VERO BEACH — Still battling the crippling effects of a severe anxiety disorder brought on by a frightening heart ailment in 2012, Mardy Fish plans to retire from tennis at this summer’s U.S. Open in New York.

According to a knowledgeable source, speaking exclusively to Vero Beach 32963 on the condition of anonymity, Fish has decided to abandon his sputtering comeback and not play beyond the Open, after which a protected ranking that allowed him to enter a limited number of ATP World Tour events will expire.

Contacted at his Los Angeles home via text message, Fish, 33, said he would make an announcement about his tennis future “relatively shortly … probably around Wimbledon.”

Play at Wimbledon began Monday.

Fish’s father, Tom, longtime tennis director at the posh Windsor Club, said last week he would not comment publicly on his son’s announcement.

Fish, who grew up in Vero Beach and slugged his way into the top 10 of the world rankings, has played only one Tour-level match since August 2013.

However, he is scheduled to play singles and doubles – with childhood buddy Andy Roddick coming out of retirement to be his partner – in next month’s BB&T Atlanta Open.

“We’ve been friends for a long time,” Roddick said during a joint news conference last week. “We just wanted to play together one last time.”

During that same news conference, Fish said he hoped to add at least one more tournament during the summer hard-court season, possibly in Cincinnati, then play at the Open. But he has played only one competitive match since August 2013 and doesn’t know how he’ll react to playing again.

Fish was scheduled to play in both the BNP Paribas Open at Indian Wells and Miami Open at Key Biscayne in March, but after losing a tough three-setter to Ryan Harrison in his first-round match in California desert, he never made the trip to Florida.

So he hasn’t yet committed to any tournaments beyond Atlanta – and that includes the Open, which begins Aug. 31.

“Unfortunately, I can only look to Atlanta, just with how things have gone in the past few years, how things went in Indian Wells,” Fish said.

“I wanted to play Miami, but I’m still sort of fighting the battle of the anxiety disorder, trying to get a firm grip on how I feel after matches.

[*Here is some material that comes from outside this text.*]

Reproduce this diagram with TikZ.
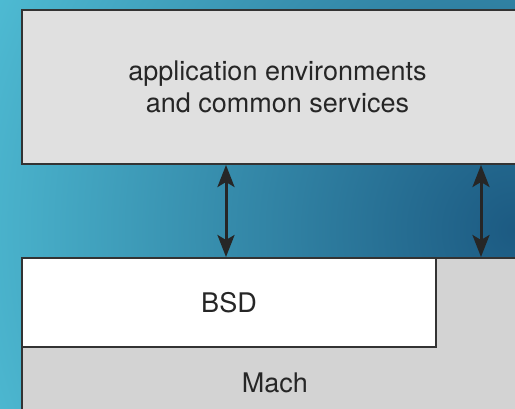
\documentclass[tikz,border=0pt]{standalone}
\usepackage{fontspec}
\setmainfont{TeX Gyre Heros}
\usepackage{tikz}
\usetikzlibrary{positioning}
\usetikzlibrary{arrows.meta}
\definecolor{bgLight}{HTML}{4EBBD3}
\definecolor{bgDark}{HTML}{1C5A82}
\definecolor{edgeGray}{HTML}{333333}
\definecolor{layerTop}{HTML}{E0E0E0}
\definecolor{layerMach}{HTML}{D3D3D3}
\tikzstyle{layer} = [draw=edgeGray, line width=2pt, inner sep=0pt, text=black!85, align=center, font=\fontsize{27}{32}\selectfont]
\tikzstyle{duplex} = [line width=3pt, draw=black!85, {Stealth[length=22pt,width=17pt,inset=5pt]}-{Stealth[length=22pt,width=17pt,inset=5pt]}]

\begin{document}
\begin{tikzpicture}[x=1pt,y=-1pt]
\useasboundingbox (0,0) rectangle (515,408);
\begin{scope}
\clip (0,0) rectangle (515,408);
\fill[bgLight] (0,0) rectangle (515,408);
\shade[inner color=bgDark, outer color=bgLight] (515,230) circle (570);
\node[layer, fill=layerTop, minimum width=511pt, minimum height=154pt] (apps) at (277.5,87) {application environments\\and common services};
\node[layer, fill=layerMach, minimum width=508pt, minimum height=172pt] (mach) at (276,344) {};
\node[layer, fill=white, minimum width=414pt, minimum height=89pt] (bsd) at (229,302.5) {BSD};
\node[text=black!85, font=\fontsize{27}{32}\selectfont] (machtext) at (275,383) {Mach};
\coordinate (left port) at (226,0);
\coordinate (right port) at (481,0);
\draw[duplex] (apps.south -| left port) -- (bsd.north -| left port);
\draw[duplex] (apps.south -| right port) -- (mach.north -| right port);
\end{scope}
\end{tikzpicture}
\end{document}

“It’s no secret I’d love to go back to the U.S. Open, where it all sort of came crashing down for me in 2012, and sort of conquer that place,” he added. “And by conquer I mean: Just get back out on the court there.

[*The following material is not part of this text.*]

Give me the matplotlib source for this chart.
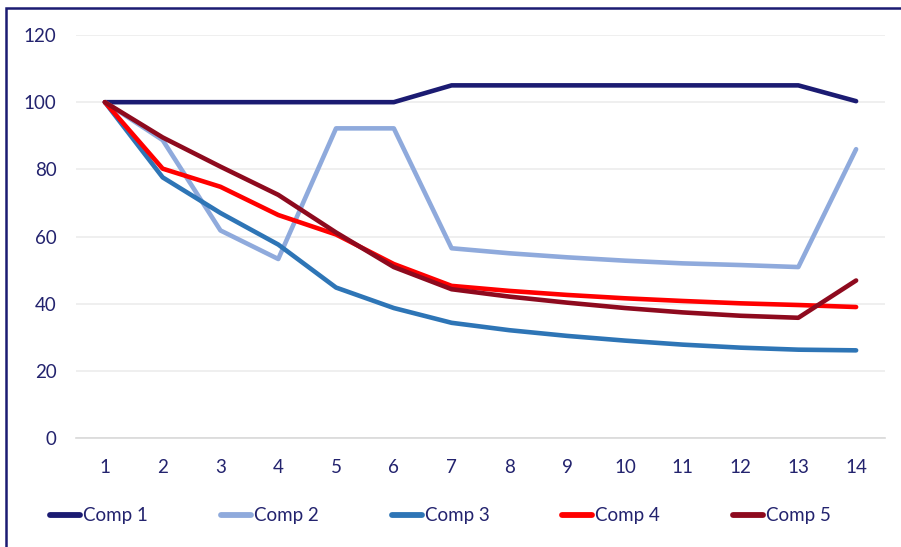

“I have a lot demons from that place.”

Fish, who turned pro in 2000 at age 18 and climbed to No. 7 in the world rankings in 2011, was enjoying a late-career surge and was playing the best tennis of his life when he was knocked off the court by a heart ailment that, despite being surgically corrected, triggered a debilitating anxiety disorder.

He played only 32 matches in 2012 and, though he reached the quarterfinals in Toronto and Cincinnati that summer, the anxiety attacks worsened – to the point where he withdrew from what was supposed to have been a nationally televised, Labor Day showdown against Roger Federer in the U.S. Open’s Round of 16.

Two summers ago, Fish attempted to launch a new career in professional golf, but he abandoned the effort late last year, when he realized it was too late in life for him to put himself in position to take a shot at the PGA Tour.

So after 18 months away from the game, he returned to tennis, using a protected ranking of No. 25, which was granted because he was knocked off the courts by injury or illness.

This summer, he’ll try to do so again, if only for a tournament or two.

“It all starts in Atlanta for me,” he said.